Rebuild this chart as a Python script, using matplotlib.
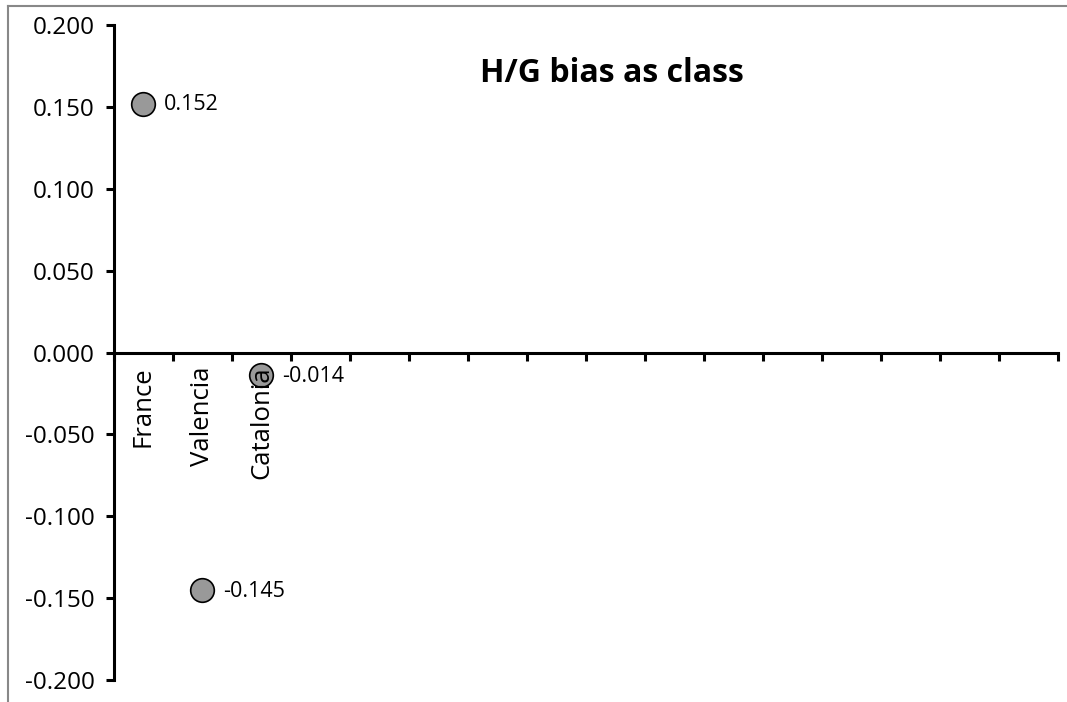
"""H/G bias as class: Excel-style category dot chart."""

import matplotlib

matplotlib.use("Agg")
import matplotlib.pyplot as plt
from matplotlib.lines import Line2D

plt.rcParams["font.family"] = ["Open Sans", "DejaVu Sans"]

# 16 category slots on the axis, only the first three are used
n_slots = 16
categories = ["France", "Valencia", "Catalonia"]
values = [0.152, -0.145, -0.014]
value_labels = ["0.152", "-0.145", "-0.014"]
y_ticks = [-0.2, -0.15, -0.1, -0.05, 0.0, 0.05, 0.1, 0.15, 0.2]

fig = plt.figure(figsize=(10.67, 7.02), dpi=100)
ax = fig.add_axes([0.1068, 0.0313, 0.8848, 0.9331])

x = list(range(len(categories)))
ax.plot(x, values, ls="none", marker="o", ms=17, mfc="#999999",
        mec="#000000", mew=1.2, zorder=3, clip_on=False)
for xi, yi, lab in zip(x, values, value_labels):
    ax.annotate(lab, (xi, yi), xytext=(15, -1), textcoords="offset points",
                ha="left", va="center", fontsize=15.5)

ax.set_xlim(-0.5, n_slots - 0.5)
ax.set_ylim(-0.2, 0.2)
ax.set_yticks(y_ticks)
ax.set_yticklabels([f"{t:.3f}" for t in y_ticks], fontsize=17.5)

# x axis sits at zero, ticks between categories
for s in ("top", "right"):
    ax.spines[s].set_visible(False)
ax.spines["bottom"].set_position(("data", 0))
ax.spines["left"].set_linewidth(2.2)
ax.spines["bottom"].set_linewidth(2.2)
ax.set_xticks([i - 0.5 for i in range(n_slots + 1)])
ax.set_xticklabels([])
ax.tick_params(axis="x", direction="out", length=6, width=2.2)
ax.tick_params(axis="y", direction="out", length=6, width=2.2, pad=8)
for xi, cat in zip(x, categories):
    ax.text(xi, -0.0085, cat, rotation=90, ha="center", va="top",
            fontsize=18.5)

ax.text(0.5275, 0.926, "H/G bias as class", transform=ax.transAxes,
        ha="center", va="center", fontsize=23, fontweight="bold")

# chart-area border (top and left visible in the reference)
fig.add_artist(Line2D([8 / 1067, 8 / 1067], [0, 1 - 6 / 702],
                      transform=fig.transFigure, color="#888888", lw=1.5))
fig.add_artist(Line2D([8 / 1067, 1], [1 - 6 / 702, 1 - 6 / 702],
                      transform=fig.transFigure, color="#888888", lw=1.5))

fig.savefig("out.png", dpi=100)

• • • •

**The problem:**
Your task is to repeat the material above exactly, without its pictures.

**Worked solution:**
Rebuild this chart as a Python script, using matplotlib.
"""H/G bias as class: Excel-style category dot chart."""

import matplotlib

matplotlib.use("Agg")
import matplotlib.pyplot as plt
from matplotlib.lines import Line2D

plt.rcParams["font.family"] = ["Open Sans", "DejaVu Sans"]

# 16 category slots on the axis, only the first three are used
n_slots = 16
categories = ["France", "Valencia", "Catalonia"]
values = [0.152, -0.145, -0.014]
value_labels = ["0.152", "-0.145", "-0.014"]
y_ticks = [-0.2, -0.15, -0.1, -0.05, 0.0, 0.05, 0.1, 0.15, 0.2]

fig = plt.figure(figsize=(10.67, 7.02), dpi=100)
ax = fig.add_axes([0.1068, 0.0313, 0.8848, 0.9331])

x = list(range(len(categories)))
ax.plot(x, values, ls="none", marker="o", ms=17, mfc="#999999",
        mec="#000000", mew=1.2, zorder=3, clip_on=False)
for xi, yi, lab in zip(x, values, value_labels):
    ax.annotate(lab, (xi, yi), xytext=(15, -1), textcoords="offset points",
                ha="left", va="center", fontsize=15.5)

ax.set_xlim(-0.5, n_slots - 0.5)
ax.set_ylim(-0.2, 0.2)
ax.set_yticks(y_ticks)
ax.set_yticklabels([f"{t:.3f}" for t in y_ticks], fontsize=17.5)

# x axis sits at zero, ticks between categories
for s in ("top", "right"):
    ax.spines[s].set_visible(False)
ax.spines["bottom"].set_position(("data", 0))
ax.spines["left"].set_linewidth(2.2)
ax.spines["bottom"].set_linewidth(2.2)
ax.set_xticks([i - 0.5 for i in range(n_slots + 1)])
ax.set_xticklabels([])
ax.tick_params(axis="x", direction="out", length=6, width=2.2)
ax.tick_params(axis="y", direction="out", length=6, width=2.2, pad=8)
for xi, cat in zip(x, categories):
    ax.text(xi, -0.0085, cat, rotation=90, ha="center", va="top",
            fontsize=18.5)

ax.text(0.5275, 0.926, "H/G bias as class", transform=ax.transAxes,
        ha="center", va="center", fontsize=23, fontweight="bold")

# chart-area border (top and left visible in the reference)
fig.add_artist(Line2D([8 / 1067, 8 / 1067], [0, 1 - 6 / 702],
                      transform=fig.transFigure, color="#888888", lw=1.5))
fig.add_artist(Line2D([8 / 1067, 1], [1 - 6 / 702, 1 - 6 / 702],
                      transform=fig.transFigure, color="#888888", lw=1.5))

fig.savefig("out.png", dpi=100)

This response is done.